Sometimes, as in, whenever you choose to bake up a batch of these peanut butter cup surprise cookies! They're as oh-so-cute as they are out-of-this-world yummy. And making a batch for parties or gifting? Hello, no-brainer!
Peanut Butter Cup Surprise Cookies from Annies-Eats.com
2 cups creamy peanut butter
2 cups sugar
24 mini Reeses peanut butter cups, unwrapped
4 oz. bittersweet chocolate, finely chopped
1/2 cup heavy cream
2 tbsp. sugar
2 tbsp. water
- Preheat the oven to 350 degrees F.
- Combine peanut butter, sugar, and eggs in the bowl of a stand mixer. Beat until well combined. Divide the dough evenly between 24 wells of a mini-muffin pan.
- Make an indentation in the center of each dough ball. Bake for 13-15 minutes, until almost done.

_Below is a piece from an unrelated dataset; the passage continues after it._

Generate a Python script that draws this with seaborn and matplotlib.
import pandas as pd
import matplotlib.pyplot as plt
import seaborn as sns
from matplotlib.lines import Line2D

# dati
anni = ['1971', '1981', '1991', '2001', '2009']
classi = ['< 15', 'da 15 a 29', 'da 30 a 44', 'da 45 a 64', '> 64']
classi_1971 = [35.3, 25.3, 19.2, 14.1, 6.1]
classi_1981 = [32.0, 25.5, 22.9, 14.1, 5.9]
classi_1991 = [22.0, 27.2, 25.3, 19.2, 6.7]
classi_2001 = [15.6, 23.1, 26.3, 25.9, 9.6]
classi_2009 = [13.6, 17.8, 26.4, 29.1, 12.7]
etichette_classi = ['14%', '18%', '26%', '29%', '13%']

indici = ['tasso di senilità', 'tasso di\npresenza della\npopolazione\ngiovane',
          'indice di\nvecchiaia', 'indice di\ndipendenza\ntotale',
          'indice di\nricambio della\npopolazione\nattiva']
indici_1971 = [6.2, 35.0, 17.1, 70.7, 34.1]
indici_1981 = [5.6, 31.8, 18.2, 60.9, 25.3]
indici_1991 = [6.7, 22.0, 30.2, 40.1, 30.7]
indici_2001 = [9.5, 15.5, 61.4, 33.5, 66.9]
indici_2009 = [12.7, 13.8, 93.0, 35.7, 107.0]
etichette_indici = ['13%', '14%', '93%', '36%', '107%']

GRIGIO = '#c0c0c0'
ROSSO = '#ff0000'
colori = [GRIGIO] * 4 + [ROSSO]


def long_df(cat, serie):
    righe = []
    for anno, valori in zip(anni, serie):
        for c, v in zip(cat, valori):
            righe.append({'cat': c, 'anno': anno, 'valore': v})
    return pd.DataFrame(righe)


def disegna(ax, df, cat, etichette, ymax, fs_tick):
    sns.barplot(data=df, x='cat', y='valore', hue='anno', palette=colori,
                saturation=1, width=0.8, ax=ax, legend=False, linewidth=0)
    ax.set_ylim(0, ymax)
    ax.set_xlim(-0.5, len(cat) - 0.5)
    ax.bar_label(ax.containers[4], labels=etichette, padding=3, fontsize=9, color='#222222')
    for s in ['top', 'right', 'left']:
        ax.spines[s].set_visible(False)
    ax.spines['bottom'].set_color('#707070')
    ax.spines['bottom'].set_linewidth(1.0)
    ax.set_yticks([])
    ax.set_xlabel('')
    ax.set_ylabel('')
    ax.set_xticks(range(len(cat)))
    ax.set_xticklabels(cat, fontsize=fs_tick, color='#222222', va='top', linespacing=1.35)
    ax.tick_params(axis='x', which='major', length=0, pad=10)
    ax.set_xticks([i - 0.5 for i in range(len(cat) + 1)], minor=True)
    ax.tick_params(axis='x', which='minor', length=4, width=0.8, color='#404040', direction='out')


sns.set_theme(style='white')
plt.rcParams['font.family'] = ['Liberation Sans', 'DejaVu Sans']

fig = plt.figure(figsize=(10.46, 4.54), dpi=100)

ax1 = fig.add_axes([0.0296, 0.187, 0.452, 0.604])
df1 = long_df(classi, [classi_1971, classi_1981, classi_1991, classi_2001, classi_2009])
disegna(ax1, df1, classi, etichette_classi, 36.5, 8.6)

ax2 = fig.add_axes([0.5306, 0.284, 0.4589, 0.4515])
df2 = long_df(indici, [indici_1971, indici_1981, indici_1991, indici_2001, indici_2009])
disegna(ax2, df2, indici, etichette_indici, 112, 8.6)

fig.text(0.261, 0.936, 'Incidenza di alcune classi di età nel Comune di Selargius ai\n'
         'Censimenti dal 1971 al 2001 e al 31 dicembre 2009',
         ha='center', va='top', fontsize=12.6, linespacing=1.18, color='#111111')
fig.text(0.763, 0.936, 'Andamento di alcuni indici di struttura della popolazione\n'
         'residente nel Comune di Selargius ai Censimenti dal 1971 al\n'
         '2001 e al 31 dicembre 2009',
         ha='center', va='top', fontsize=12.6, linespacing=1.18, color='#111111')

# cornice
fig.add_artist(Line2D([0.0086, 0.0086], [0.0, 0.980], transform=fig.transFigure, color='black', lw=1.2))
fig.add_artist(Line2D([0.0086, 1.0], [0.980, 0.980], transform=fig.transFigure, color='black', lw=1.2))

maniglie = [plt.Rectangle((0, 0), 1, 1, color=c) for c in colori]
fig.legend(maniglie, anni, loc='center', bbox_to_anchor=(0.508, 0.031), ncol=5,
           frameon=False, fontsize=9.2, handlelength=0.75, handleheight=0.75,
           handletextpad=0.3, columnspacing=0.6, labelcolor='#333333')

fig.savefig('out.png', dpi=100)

- Remove from the oven and press a peanut butter cup into the center of each cookie until it is flush with the top of the dough.
- Top each cookie with 3-4 mini marshmallows. Return the pan to the oven and bake 2-3 minutes more, until the marshmallows have puffed up.
- Transfer the pans to a wire cooling rack and allow the cookies to cool completely in the pan before removing them.
- Once the cookies are completely cooled, transfer them to a wire rack over a sheet of wax paper or aluminum foil.
- Place the chopped chocolate in a small bowl. Bring the cream, sugar, and water to a boil, then pour the liquid over the chocolate and let sit for 30 seconds. Gently whisk the mixture together until smooth. Leave the glaze to sit until it thickens a bit to your desired consistency, then drizzle over the tops of the cookies.
- Sprinkle with mini M&M's before the glaze hardens.